───── Data extract
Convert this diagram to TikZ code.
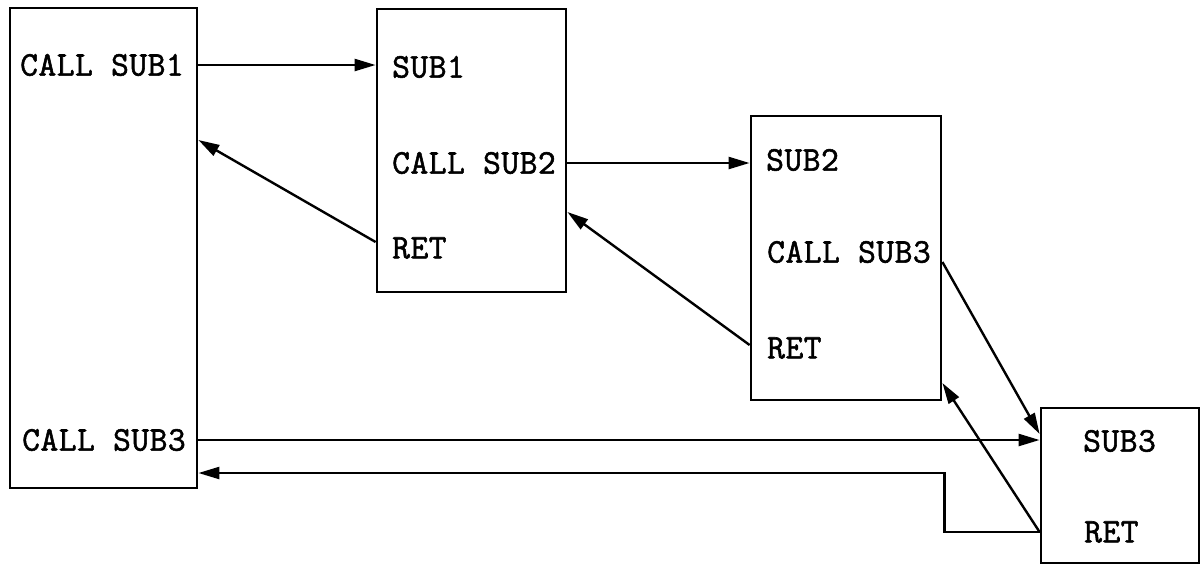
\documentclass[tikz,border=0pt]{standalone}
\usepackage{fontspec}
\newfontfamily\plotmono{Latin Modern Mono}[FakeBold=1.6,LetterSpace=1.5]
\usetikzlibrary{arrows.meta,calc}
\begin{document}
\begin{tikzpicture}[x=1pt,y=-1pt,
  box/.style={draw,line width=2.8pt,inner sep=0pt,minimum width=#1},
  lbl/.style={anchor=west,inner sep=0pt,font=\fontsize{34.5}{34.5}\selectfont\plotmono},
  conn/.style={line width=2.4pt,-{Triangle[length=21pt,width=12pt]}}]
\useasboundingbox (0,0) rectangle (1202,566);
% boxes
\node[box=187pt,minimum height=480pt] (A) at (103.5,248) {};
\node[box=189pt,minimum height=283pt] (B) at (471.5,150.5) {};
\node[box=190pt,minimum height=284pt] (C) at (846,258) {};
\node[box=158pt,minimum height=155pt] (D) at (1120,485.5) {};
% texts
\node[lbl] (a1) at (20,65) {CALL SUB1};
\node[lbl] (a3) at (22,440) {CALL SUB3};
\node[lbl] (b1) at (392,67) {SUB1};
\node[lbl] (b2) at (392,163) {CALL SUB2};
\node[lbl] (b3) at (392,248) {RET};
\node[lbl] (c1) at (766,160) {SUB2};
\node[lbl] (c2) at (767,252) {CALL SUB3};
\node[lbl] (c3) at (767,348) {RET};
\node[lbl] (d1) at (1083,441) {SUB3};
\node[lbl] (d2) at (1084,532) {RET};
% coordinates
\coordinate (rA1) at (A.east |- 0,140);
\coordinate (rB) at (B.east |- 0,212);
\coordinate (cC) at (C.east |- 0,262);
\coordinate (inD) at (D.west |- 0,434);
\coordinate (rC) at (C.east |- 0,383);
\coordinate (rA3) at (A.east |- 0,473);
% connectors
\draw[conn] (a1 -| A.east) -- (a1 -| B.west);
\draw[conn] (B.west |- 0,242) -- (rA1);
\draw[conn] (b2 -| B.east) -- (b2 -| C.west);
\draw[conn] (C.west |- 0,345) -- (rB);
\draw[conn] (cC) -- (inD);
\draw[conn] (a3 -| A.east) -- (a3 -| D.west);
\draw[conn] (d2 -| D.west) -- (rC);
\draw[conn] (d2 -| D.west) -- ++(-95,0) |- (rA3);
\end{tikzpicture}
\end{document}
──────────
• _Task description_
Copy out all of the data word for word. Do not carry over any picture.

• _Complete answer_
Convert this diagram to TikZ code.
\documentclass[tikz,border=0pt]{standalone}
\usepackage{fontspec}
\newfontfamily\plotmono{Latin Modern Mono}[FakeBold=1.6,LetterSpace=1.5]
\usetikzlibrary{arrows.meta,calc}
\begin{document}
\begin{tikzpicture}[x=1pt,y=-1pt,
  box/.style={draw,line width=2.8pt,inner sep=0pt,minimum width=#1},
  lbl/.style={anchor=west,inner sep=0pt,font=\fontsize{34.5}{34.5}\selectfont\plotmono},
  conn/.style={line width=2.4pt,-{Triangle[length=21pt,width=12pt]}}]
\useasboundingbox (0,0) rectangle (1202,566);
% boxes
\node[box=187pt,minimum height=480pt] (A) at (103.5,248) {};
\node[box=189pt,minimum height=283pt] (B) at (471.5,150.5) {};
\node[box=190pt,minimum height=284pt] (C) at (846,258) {};
\node[box=158pt,minimum height=155pt] (D) at (1120,485.5) {};
% texts
\node[lbl] (a1) at (20,65) {CALL SUB1};
\node[lbl] (a3) at (22,440) {CALL SUB3};
\node[lbl] (b1) at (392,67) {SUB1};
\node[lbl] (b2) at (392,163) {CALL SUB2};
\node[lbl] (b3) at (392,248) {RET};
\node[lbl] (c1) at (766,160) {SUB2};
\node[lbl] (c2) at (767,252) {CALL SUB3};
\node[lbl] (c3) at (767,348) {RET};
\node[lbl] (d1) at (1083,441) {SUB3};
\node[lbl] (d2) at (1084,532) {RET};
% coordinates
\coordinate (rA1) at (A.east |- 0,140);
\coordinate (rB) at (B.east |- 0,212);
\coordinate (cC) at (C.east |- 0,262);
\coordinate (inD) at (D.west |- 0,434);
\coordinate (rC) at (C.east |- 0,383);
\coordinate (rA3) at (A.east |- 0,473);
% connectors
\draw[conn] (a1 -| A.east) -- (a1 -| B.west);
\draw[conn] (B.west |- 0,242) -- (rA1);
\draw[conn] (b2 -| B.east) -- (b2 -| C.west);
\draw[conn] (C.west |- 0,345) -- (rB);
\draw[conn] (cC) -- (inD);
\draw[conn] (a3 -| A.east) -- (a3 -| D.west);
\draw[conn] (d2 -| D.west) -- (rC);
\draw[conn] (d2 -| D.west) -- ++(-95,0) |- (rA3);
\end{tikzpicture}
\end{document}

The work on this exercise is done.